#### Data shown
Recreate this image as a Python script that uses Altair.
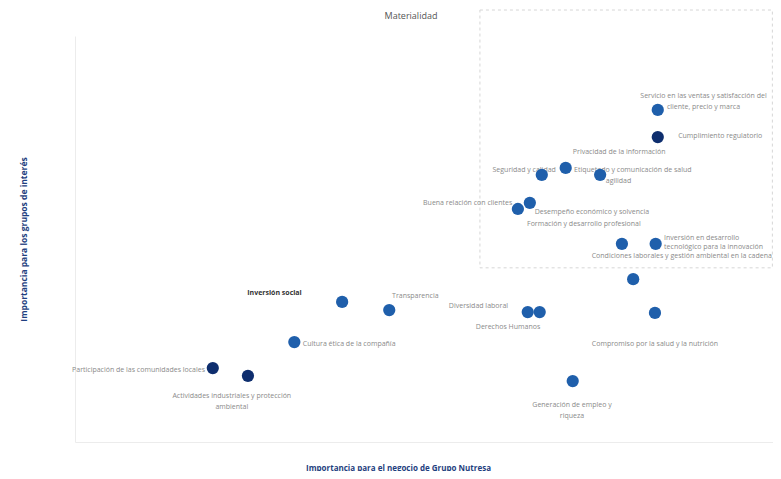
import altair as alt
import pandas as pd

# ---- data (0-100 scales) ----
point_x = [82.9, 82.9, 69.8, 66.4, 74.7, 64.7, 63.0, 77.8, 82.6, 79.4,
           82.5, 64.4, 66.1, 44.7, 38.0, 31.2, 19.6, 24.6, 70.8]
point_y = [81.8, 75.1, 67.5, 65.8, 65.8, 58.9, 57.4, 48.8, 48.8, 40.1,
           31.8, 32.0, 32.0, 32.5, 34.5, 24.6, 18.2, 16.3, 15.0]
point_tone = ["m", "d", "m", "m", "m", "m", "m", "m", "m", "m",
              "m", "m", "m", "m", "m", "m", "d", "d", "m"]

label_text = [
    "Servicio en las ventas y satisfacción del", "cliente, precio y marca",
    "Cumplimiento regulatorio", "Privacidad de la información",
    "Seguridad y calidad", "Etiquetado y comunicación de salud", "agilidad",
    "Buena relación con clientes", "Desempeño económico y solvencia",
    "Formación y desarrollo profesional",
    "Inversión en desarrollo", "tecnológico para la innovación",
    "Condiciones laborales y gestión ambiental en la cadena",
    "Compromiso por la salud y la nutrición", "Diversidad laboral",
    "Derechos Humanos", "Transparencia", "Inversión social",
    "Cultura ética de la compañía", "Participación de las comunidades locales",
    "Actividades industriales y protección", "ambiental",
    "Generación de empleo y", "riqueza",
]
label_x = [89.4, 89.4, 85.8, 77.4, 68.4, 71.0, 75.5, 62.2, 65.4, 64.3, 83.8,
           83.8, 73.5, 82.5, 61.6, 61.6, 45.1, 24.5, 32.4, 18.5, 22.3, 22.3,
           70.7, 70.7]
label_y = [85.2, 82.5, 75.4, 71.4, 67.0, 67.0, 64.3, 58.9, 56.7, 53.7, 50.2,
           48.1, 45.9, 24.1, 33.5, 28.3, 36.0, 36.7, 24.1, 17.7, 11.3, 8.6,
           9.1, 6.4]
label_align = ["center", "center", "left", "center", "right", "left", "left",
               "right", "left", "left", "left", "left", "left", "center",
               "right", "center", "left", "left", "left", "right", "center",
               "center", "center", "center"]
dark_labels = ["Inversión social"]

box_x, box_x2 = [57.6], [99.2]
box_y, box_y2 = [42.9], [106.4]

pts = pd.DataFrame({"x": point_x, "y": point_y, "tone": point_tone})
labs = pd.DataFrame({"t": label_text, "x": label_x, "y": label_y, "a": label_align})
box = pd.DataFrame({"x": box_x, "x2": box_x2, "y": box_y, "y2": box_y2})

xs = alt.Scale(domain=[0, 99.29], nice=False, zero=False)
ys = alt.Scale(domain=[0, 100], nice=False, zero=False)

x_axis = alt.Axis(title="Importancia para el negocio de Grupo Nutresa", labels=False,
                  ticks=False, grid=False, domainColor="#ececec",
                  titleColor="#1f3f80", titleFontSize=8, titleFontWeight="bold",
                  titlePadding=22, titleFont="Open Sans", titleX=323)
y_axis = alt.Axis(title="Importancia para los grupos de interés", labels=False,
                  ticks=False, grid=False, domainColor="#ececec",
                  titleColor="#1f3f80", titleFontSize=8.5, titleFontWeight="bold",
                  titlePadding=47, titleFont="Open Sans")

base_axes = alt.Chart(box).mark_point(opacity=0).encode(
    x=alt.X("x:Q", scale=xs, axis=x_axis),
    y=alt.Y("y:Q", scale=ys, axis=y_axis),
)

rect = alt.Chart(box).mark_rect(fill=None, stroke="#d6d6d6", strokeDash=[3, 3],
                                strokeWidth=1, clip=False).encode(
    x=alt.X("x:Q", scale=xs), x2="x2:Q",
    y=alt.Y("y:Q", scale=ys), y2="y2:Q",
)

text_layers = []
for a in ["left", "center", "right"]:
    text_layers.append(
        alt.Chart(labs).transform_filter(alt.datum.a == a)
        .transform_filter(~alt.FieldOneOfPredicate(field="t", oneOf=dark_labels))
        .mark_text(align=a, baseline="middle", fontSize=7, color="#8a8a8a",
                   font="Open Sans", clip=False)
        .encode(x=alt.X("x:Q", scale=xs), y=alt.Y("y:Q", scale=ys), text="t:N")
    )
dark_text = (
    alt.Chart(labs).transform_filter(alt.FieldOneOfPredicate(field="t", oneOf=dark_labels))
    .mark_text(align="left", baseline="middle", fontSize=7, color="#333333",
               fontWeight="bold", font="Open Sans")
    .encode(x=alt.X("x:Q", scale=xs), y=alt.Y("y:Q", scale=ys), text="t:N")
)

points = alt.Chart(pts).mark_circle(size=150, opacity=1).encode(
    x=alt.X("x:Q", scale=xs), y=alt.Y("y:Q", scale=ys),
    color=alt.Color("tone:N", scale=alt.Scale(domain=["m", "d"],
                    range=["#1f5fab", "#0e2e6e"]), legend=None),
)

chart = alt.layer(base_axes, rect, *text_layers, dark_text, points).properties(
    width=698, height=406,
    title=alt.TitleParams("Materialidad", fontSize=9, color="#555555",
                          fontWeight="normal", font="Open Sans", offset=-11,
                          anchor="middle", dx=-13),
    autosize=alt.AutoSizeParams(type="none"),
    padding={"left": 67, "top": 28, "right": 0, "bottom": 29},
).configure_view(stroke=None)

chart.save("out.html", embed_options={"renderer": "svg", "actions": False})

#### Work to be completed
Without the pictures, repeat the listing above exactly.

#### Result
Recreate this image as a Python script that uses Altair.
import altair as alt
import pandas as pd

# ---- data (0-100 scales) ----
point_x = [82.9, 82.9, 69.8, 66.4, 74.7, 64.7, 63.0, 77.8, 82.6, 79.4,
           82.5, 64.4, 66.1, 44.7, 38.0, 31.2, 19.6, 24.6, 70.8]
point_y = [81.8, 75.1, 67.5, 65.8, 65.8, 58.9, 57.4, 48.8, 48.8, 40.1,
           31.8, 32.0, 32.0, 32.5, 34.5, 24.6, 18.2, 16.3, 15.0]
point_tone = ["m", "d", "m", "m", "m", "m", "m", "m", "m", "m",
              "m", "m", "m", "m", "m", "m", "d", "d", "m"]

label_text = [
    "Servicio en las ventas y satisfacción del", "cliente, precio y marca",
    "Cumplimiento regulatorio", "Privacidad de la información",
    "Seguridad y calidad", "Etiquetado y comunicación de salud", "agilidad",
    "Buena relación con clientes", "Desempeño económico y solvencia",
    "Formación y desarrollo profesional",
    "Inversión en desarrollo", "tecnológico para la innovación",
    "Condiciones laborales y gestión ambiental en la cadena",
    "Compromiso por la salud y la nutrición", "Diversidad laboral",
    "Derechos Humanos", "Transparencia", "Inversión social",
    "Cultura ética de la compañía", "Participación de las comunidades locales",
    "Actividades industriales y protección", "ambiental",
    "Generación de empleo y", "riqueza",
]
label_x = [89.4, 89.4, 85.8, 77.4, 68.4, 71.0, 75.5, 62.2, 65.4, 64.3, 83.8,
           83.8, 73.5, 82.5, 61.6, 61.6, 45.1, 24.5, 32.4, 18.5, 22.3, 22.3,
           70.7, 70.7]
label_y = [85.2, 82.5, 75.4, 71.4, 67.0, 67.0, 64.3, 58.9, 56.7, 53.7, 50.2,
           48.1, 45.9, 24.1, 33.5, 28.3, 36.0, 36.7, 24.1, 17.7, 11.3, 8.6,
           9.1, 6.4]
label_align = ["center", "center", "left", "center", "right", "left", "left",
               "right", "left", "left", "left", "left", "left", "center",
               "right", "center", "left", "left", "left", "right", "center",
               "center", "center", "center"]
dark_labels = ["Inversión social"]

box_x, box_x2 = [57.6], [99.2]
box_y, box_y2 = [42.9], [106.4]

pts = pd.DataFrame({"x": point_x, "y": point_y, "tone": point_tone})
labs = pd.DataFrame({"t": label_text, "x": label_x, "y": label_y, "a": label_align})
box = pd.DataFrame({"x": box_x, "x2": box_x2, "y": box_y, "y2": box_y2})

xs = alt.Scale(domain=[0, 99.29], nice=False, zero=False)
ys = alt.Scale(domain=[0, 100], nice=False, zero=False)

x_axis = alt.Axis(title="Importancia para el negocio de Grupo Nutresa", labels=False,
                  ticks=False, grid=False, domainColor="#ececec",
                  titleColor="#1f3f80", titleFontSize=8, titleFontWeight="bold",
                  titlePadding=22, titleFont="Open Sans", titleX=323)
y_axis = alt.Axis(title="Importancia para los grupos de interés", labels=False,
                  ticks=False, grid=False, domainColor="#ececec",
                  titleColor="#1f3f80", titleFontSize=8.5, titleFontWeight="bold",
                  titlePadding=47, titleFont="Open Sans")

base_axes = alt.Chart(box).mark_point(opacity=0).encode(
    x=alt.X("x:Q", scale=xs, axis=x_axis),
    y=alt.Y("y:Q", scale=ys, axis=y_axis),
)

rect = alt.Chart(box).mark_rect(fill=None, stroke="#d6d6d6", strokeDash=[3, 3],
                                strokeWidth=1, clip=False).encode(
    x=alt.X("x:Q", scale=xs), x2="x2:Q",
    y=alt.Y("y:Q", scale=ys), y2="y2:Q",
)

text_layers = []
for a in ["left", "center", "right"]:
    text_layers.append(
        alt.Chart(labs).transform_filter(alt.datum.a == a)
        .transform_filter(~alt.FieldOneOfPredicate(field="t", oneOf=dark_labels))
        .mark_text(align=a, baseline="middle", fontSize=7, color="#8a8a8a",
                   font="Open Sans", clip=False)
        .encode(x=alt.X("x:Q", scale=xs), y=alt.Y("y:Q", scale=ys), text="t:N")
    )
dark_text = (
    alt.Chart(labs).transform_filter(alt.FieldOneOfPredicate(field="t", oneOf=dark_labels))
    .mark_text(align="left", baseline="middle", fontSize=7, color="#333333",
               fontWeight="bold", font="Open Sans")
    .encode(x=alt.X("x:Q", scale=xs), y=alt.Y("y:Q", scale=ys), text="t:N")
)

points = alt.Chart(pts).mark_circle(size=150, opacity=1).encode(
    x=alt.X("x:Q", scale=xs), y=alt.Y("y:Q", scale=ys),
    color=alt.Color("tone:N", scale=alt.Scale(domain=["m", "d"],
                    range=["#1f5fab", "#0e2e6e"]), legend=None),
)

chart = alt.layer(base_axes, rect, *text_layers, dark_text, points).properties(
    width=698, height=406,
    title=alt.TitleParams("Materialidad", fontSize=9, color="#555555",
                          fontWeight="normal", font="Open Sans", offset=-11,
                          anchor="middle", dx=-13),
    autosize=alt.AutoSizeParams(type="none"),
    padding={"left": 67, "top": 28, "right": 0, "bottom": 29},
).configure_view(stroke=None)

chart.save("out.html", embed_options={"renderer": "svg", "actions": False})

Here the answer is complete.